Shares of Class B common
stock*** invested as a
result of the Bonus

 

 

 

 

 

 

 

 

[ ] shares

 


* Bonus Details are shown in USD and will be subject to foreign exchange rates in jurisdictions outside of the United States.  Applicable exchange rates will be provided by Thermon on or before April 26, 2010.

** The tax rate is an estimate of your tax obligations.  You are solely responsible for satisfying any additional tax liability.  If the estimated rate is higher than your actual tax obligation, you may keep the difference in cash.

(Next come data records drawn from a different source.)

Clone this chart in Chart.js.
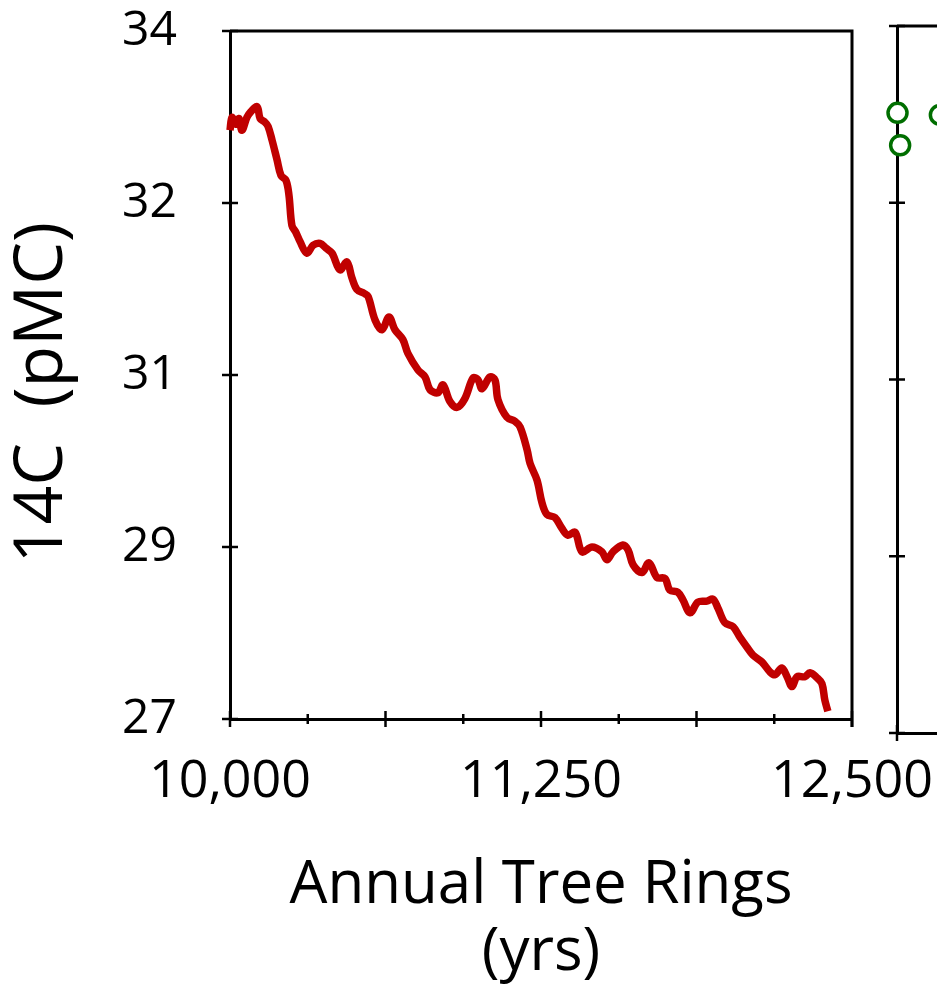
<!DOCTYPE html>
<html>
<head>
<meta charset="utf-8">
<script src="https://cdn.jsdelivr.net/npm/chart.js@4.4.1/dist/chart.umd.min.js"></script>
<style>
  html, body { margin: 0; padding: 0; background: #fff; overflow: hidden; }
  #wrap { position: relative; width: 937px; height: 995px; overflow: hidden; }
  #mainChart { position: absolute; left: 0; top: 0; }
  #sideChart { position: absolute; left: 860px; top: 0; }
</style>
</head>
<body>
<div id="wrap">
  <canvas id="mainChart" width="937" height="995"></canvas>
  <canvas id="sideChart" width="600" height="995"></canvas>
</div>
<script>
// tree ring years and 14C values
const treeYears = [10000,10008,10024,10036,10048,10068,10084,10109,10121,10141,10153,10169,10189,10205,10225,10237,10249,10265,10281,10309,10334,10362,10386,10410,10442,10470,10490,10510,10539,10555,10583,10611,10639,10663,10695,10715,10756,10784,10804,10836,10856,10884,10912,10944,10977,10997,11013,11045,11065,11077,11113,11145,11166,11194,11206,11234,11254,11274,11306,11334,11358,11387,11415,11455,11495,11515,11539,11579,11600,11620,11656,11684,11716,11748,11768,11800,11821,11849,11881,11917,11941,11961,11989,12022,12050,12078,12102,12138,12170,12190,12218,12239,12259,12279,12311,12331,12359,12379,12391,12403];
const pmcValues = [32.99,33.12,33.05,33.11,32.99,33.12,33.18,33.23,33.11,33.07,33.03,32.89,32.69,32.53,32.48,32.33,32.02,31.95,31.86,31.74,31.82,31.84,31.79,31.74,31.57,31.65,31.49,31.37,31.33,31.30,31.06,30.96,31.09,30.96,30.86,30.72,30.55,30.48,30.35,30.32,30.40,30.23,30.17,30.26,30.47,30.45,30.36,30.48,30.45,30.25,30.07,30.03,29.97,29.74,29.60,29.43,29.20,29.08,29.05,28.94,28.87,28.90,28.70,28.75,28.70,28.62,28.70,28.77,28.72,28.57,28.49,28.59,28.44,28.43,28.31,28.29,28.21,28.08,28.19,28.20,28.22,28.13,27.98,27.94,27.83,27.73,27.65,27.58,27.48,27.45,27.52,27.43,27.33,27.43,27.43,27.47,27.42,27.36,27.19,27.08];

// y ticks are evenly spaced but labelled like this in the original
const yTickValues = [27, 28.75, 30.5, 32.25, 34];
const yTickLabels = ['27', '29', '31', '32', '34'];
const xLabelStep = 1250;   // labelled ticks
const xMajorStep = 625;    // long tick marks
const xMinorStep = 312.5;  // short tick marks

// second panel (only its left edge is visible)
const sideX = [0.1, 0.6, 8.2];
const sideY = [33.14, 32.82, 33.12];

Chart.defaults.font.family = "'Open Sans', sans-serif";
Chart.defaults.color = '#000';

// ticks that cross the axis line, plus the frame on top / right
const crossTicks = {
    id: 'crossTicks',
    beforeDatasetsDraw(chart, args, opts) {
        const ctx = chart.ctx;
        const area = chart.chartArea;
        ctx.save();
        ctx.strokeStyle = '#000';
        ctx.lineWidth = 2.5;
        (opts.axes || []).forEach(function(a) {
            const scale = chart.scales[a.id];
            scale.ticks.forEach(function(t) {
                const len = a.isMajor && !a.isMajor(t.value) ? a.minor : a.major;
                const p = scale.getPixelForValue(t.value);
                ctx.beginPath();
                if (scale.isHorizontal()) {
                    ctx.moveTo(p, scale.top - len);
                    ctx.lineTo(p, scale.top + len);
                } else {
                    ctx.moveTo(scale.right - len, p);
                    ctx.lineTo(scale.right + len, p);
                }
                ctx.stroke();
            });
        });
        ctx.lineWidth = 3;
        ctx.beginPath();
        if (opts.frameTop) {
            ctx.moveTo(area.left, area.top);
            ctx.lineTo(area.right + 1.5, area.top);
        }
        if (opts.frameRight) {
            ctx.moveTo(area.right, area.top);
            ctx.lineTo(area.right, area.bottom + 8);
        }
        ctx.stroke();
        ctx.restore();
    }
};

const mainData = treeYears.map((yr, i) => ({ x: yr, y: pmcValues[i] }));

const mainChart = new Chart(document.getElementById('mainChart'), {
    type: 'line',
    data: {
        datasets: [{
            label: '14C',
            data: mainData,
            borderColor: '#C00000',
            borderWidth: 7.5,
            pointRadius: 0,
            tension: 0.35,
            fill: false,
            clip: false
        }]
    },
    options: {
        responsive: false,
        animation: false,
        layout: { padding: { left: 0, top: 31, right: 85, bottom: 0 } },
        plugins: {
            legend: { display: false },
            tooltip: { enabled: false },
            crossTicks: {
                frameTop: true,
                frameRight: true,
                axes: [
                    { id: 'x', major: 8, minor: 5, isMajor: v => v % xMajorStep === 0 },
                    { id: 'y', major: 8 }
                ]
            }
        },
        scales: {
            x: {
                type: 'linear',
                position: 'bottom',
                min: 10000,
                max: 12500,
                afterFit: s => { s.height = 276; },
                ticks: {
                    stepSize: xMinorStep,
                    autoSkip: false,
                    maxRotation: 0,
                    minRotation: 0,
                    padding: 0,
                    font: { size: 52 },
                    callback: v => v % xLabelStep === 0 ? v.toLocaleString('en-US') : ''
                },
                // tick marks come from the crossTicks plugin; tickLength only spaces the labels
                grid: { display: false, drawTicks: true, tickLength: 32 },
                border: { display: true, color: '#000', width: 3 },
                title: {
                    display: true,
                    text: ['Annual Tree Rings', '(yrs)'],
                    font: { size: 60, lineHeight: 1.12 },
                    padding: { top: 0, bottom: 8 }
                }
            },
            y: {
                type: 'linear',
                position: 'left',
                min: 27,
                max: 34,
                afterFit: s => { s.width = 230; },
                afterBuildTicks: s => { s.ticks = yTickValues.map(v => ({ value: v })); },
                ticks: {
                    padding: 0,
                    font: { size: 48 },
                    callback: (v, i) => yTickLabels[i]
                },
                grid: { display: false, drawTicks: true, tickLength: 53 },
                border: { display: true, color: '#000', width: 3 },
                title: {
                    display: true,
                    text: '14C  (pMC)  ',
                    font: { size: 68 },
                    padding: { top: 2, bottom: 0 }
                }
            }
        }
    },
    plugins: [crossTicks]
});

const sideChart = new Chart(document.getElementById('sideChart'), {
    type: 'scatter',
    data: {
        datasets: [{
            label: 'side',
            data: sideX.map((x, i) => ({ x: x, y: sideY[i] })),
            pointRadius: 9.5,
            pointBorderWidth: 3.5,
            pointBorderColor: '#006E00',
            pointBackgroundColor: '#fff',
            clip: false
        }]
    },
    options: {
        responsive: false,
        animation: false,
        layout: { padding: { left: 0, top: 26, right: 40, bottom: 0 } },
        plugins: {
            legend: { display: false },
            tooltip: { enabled: false },
            crossTicks: { frameTop: true, axes: [ { id: 'x', major: 8 }, { id: 'y', major: 8 } ] }
        },
        scales: {
            x: {
                type: 'linear',
                min: 0,
                max: 100,
                afterFit: s => { s.height = 262; },
                ticks: { display: false, stepSize: 20 },
                grid: { display: false, drawTicks: false },
                border: { display: true, color: '#000', width: 3 }
            },
            y: {
                type: 'linear',
                min: 27,
                max: 34,
                afterFit: s => { s.width = 37; },
                afterBuildTicks: s => { s.ticks = yTickValues.map(v => ({ value: v })); },
                ticks: { display: false },
                grid: { display: false, drawTicks: false },
                border: { display: true, color: '#000', width: 3 }
            }
        }
    },
    plugins: [crossTicks]
});
</script>
</body>
</html>
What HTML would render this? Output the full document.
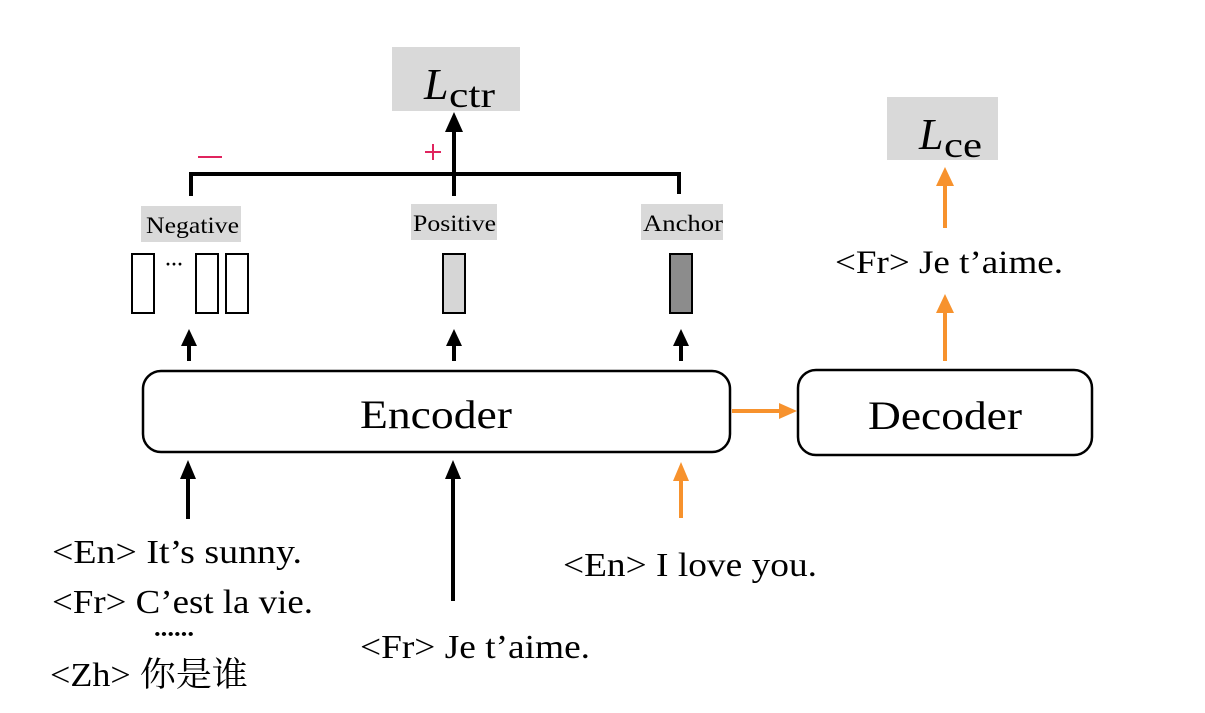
<!DOCTYPE html>
<html><head><meta charset="utf-8"><style>
html,body{margin:0;padding:0;background:#fff;}
svg{display:block}
text{font-family:"Liberation Serif","Noto Serif CJK SC",serif;fill:#000}
</style></head><body>
<svg width="1205" height="713" viewBox="0 0 1205 713" xmlns="http://www.w3.org/2000/svg">
<!-- Lctr -->
<rect x="392" y="47" width="128" height="64" fill="#d9d9d9"/>
<text x="424" y="99" font-size="44" font-style="italic">L</text>
<text x="449" y="107" font-size="36" textLength="46" lengthAdjust="spacingAndGlyphs">ctr</text>
<!-- Lce -->
<rect x="887" y="97" width="111" height="63" fill="#d9d9d9"/>
<text x="919" y="149" font-size="44" font-style="italic">L</text>
<text x="944" y="157" font-size="36" textLength="38" lengthAdjust="spacingAndGlyphs">ce</text>
<!-- bracket -->
<path d="M191,196 V174 H679 V194" fill="none" stroke="#000" stroke-width="4"/>
<line x1="454" y1="196" x2="454" y2="130" stroke="#000" stroke-width="4"/>
<polygon points="454,112 445,132 463,132" fill="#000"/>
<line x1="198" y1="157" x2="222" y2="157" stroke="#e0245e" stroke-width="2"/>
<line x1="425" y1="152" x2="441" y2="152" stroke="#e0245e" stroke-width="2"/>
<line x1="433" y1="144" x2="433" y2="160" stroke="#e0245e" stroke-width="2"/>
<!-- labels -->
<rect x="141" y="206" width="100" height="36" fill="#d9d9d9"/>
<text x="146" y="233" font-size="23" textLength="93" lengthAdjust="spacingAndGlyphs">Negative</text>
<rect x="411" y="204" width="86" height="36" fill="#d9d9d9"/>
<text x="413" y="231" font-size="23" textLength="83" lengthAdjust="spacingAndGlyphs">Positive</text>
<rect x="641" y="204" width="82" height="36" fill="#d9d9d9"/>
<text x="643" y="231" font-size="23" textLength="80" lengthAdjust="spacingAndGlyphs">Anchor</text>
<!-- bars -->
<rect x="132" y="254" width="22" height="59" fill="#fff" stroke="#000" stroke-width="2"/>
<text x="165" y="270" font-size="18" font-weight="bold">···</text>
<rect x="196" y="254" width="22" height="59" fill="#fff" stroke="#000" stroke-width="2"/>
<rect x="226" y="254" width="22" height="59" fill="#fff" stroke="#000" stroke-width="2"/>
<rect x="443" y="254" width="22" height="59" fill="#d6d6d6" stroke="#000" stroke-width="2"/>
<rect x="670" y="254" width="22" height="59" fill="#8c8c8c" stroke="#000" stroke-width="2"/>
<!-- small arrows -->
<g stroke="#000" stroke-width="4">
<line x1="189" y1="361" x2="189" y2="344"/><line x1="454" y1="361" x2="454" y2="344"/><line x1="681" y1="361" x2="681" y2="344"/>
</g>
<polygon points="189,329 181,346 197,346" fill="#000"/>
<polygon points="454,329 446,346 462,346" fill="#000"/>
<polygon points="681,329 673,346 689,346" fill="#000"/>
<!-- Encoder -->
<rect x="143" y="371" width="587" height="81" rx="18" fill="#fff" stroke="#000" stroke-width="2.5"/>
<text x="360" y="428" font-size="40" textLength="152" lengthAdjust="spacingAndGlyphs">Encoder</text>
<rect x="798" y="370" width="294" height="85" rx="18" fill="#fff" stroke="#000" stroke-width="2.5"/>
<text x="868" y="429" font-size="40" textLength="154" lengthAdjust="spacingAndGlyphs">Decoder</text>
<!-- orange enc->dec -->
<line x1="732" y1="411" x2="782" y2="411" stroke="#f7922d" stroke-width="4"/>
<polygon points="797,411 779,403 779,419" fill="#f7922d"/>
<!-- decoder arrows -->
<line x1="945" y1="361" x2="945" y2="310" stroke="#f7922d" stroke-width="4"/>
<polygon points="945,294 936,313 954,313" fill="#f7922d"/>
<line x1="945" y1="228" x2="945" y2="184" stroke="#f7922d" stroke-width="4"/>
<polygon points="945,167 936,186 954,186" fill="#f7922d"/>
<text x="835" y="273" font-size="33" textLength="228" lengthAdjust="spacingAndGlyphs">&lt;Fr&gt; Je t’aime.</text>
<!-- bottom arrows -->
<line x1="188" y1="519" x2="188" y2="476" stroke="#000" stroke-width="4"/>
<polygon points="188,460 180,479 196,479" fill="#000"/>
<line x1="453" y1="601" x2="453" y2="476" stroke="#000" stroke-width="4"/>
<polygon points="453,460 445,479 461,479" fill="#000"/>
<line x1="681" y1="518" x2="681" y2="478" stroke="#f7922d" stroke-width="4"/>
<polygon points="681,462 673,481 689,481" fill="#f7922d"/>
<!-- bottom texts -->
<text x="52" y="563" font-size="34" textLength="250" lengthAdjust="spacingAndGlyphs">&lt;En&gt; It’s sunny.</text>
<text x="52" y="613" font-size="34" textLength="261" lengthAdjust="spacingAndGlyphs">&lt;Fr&gt; C’est la vie.</text>
<text x="154" y="636" font-size="24" font-weight="bold" textLength="40" lengthAdjust="spacingAndGlyphs">......</text>
<text x="50" y="686" font-size="34" textLength="198" lengthAdjust="spacingAndGlyphs">&lt;Zh&gt; 你是谁</text>
<text x="360" y="658" font-size="34" textLength="230" lengthAdjust="spacingAndGlyphs">&lt;Fr&gt; Je t’aime.</text>
<text x="563" y="576" font-size="34" textLength="254" lengthAdjust="spacingAndGlyphs">&lt;En&gt; I love you.</text>
</svg>
</body></html>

*** The price for shares of Class B common stock of Thermon Group Holdings, Inc. is $1,000 (USD) per share.

 

Wiring Instructions:

 

Immediately on receipt, wire the Net Bonus to the following account:

 

TO:

xxxxxxxxxxxxxxxxxxxxxx

 

xxxxxxxxxxxxxxxxxxxxxx

ABA NUMBER:

xxxxxxxx

SWIFT CODE:

xxxxxxxx

CREDIT ACCOUNT:

xxxxxxxxxxxxxxxxxxxxxx

CREDIT ACCOUNT NUMBER:

xxxxxxxxx

 

The transfer of the Net Bonus funds must be completed and received into the above account no later than 15:00 (CST) on April 29, 2010.

 

Execution:

 

By electing to participate in the Bonus, the undersigned acknowledges and agrees to the terms and conditions set forth in the Transaction Bonus Agreement.  The undersigned further acknowledges and agrees to transfer (or have Thermon transfer on your behalf) the net Bonus funds immediately upon receipt in accordance with the above wiring instructions.  By signing below, the undersigned is not making a decision whether or not to participate in the Investment.  The decision by the undersigned to participate in the Investment will be made only after a thorough review by the undersigned of the PPM and the Equity Documents and the execution and delivery of those Equity Documents by the undersigned.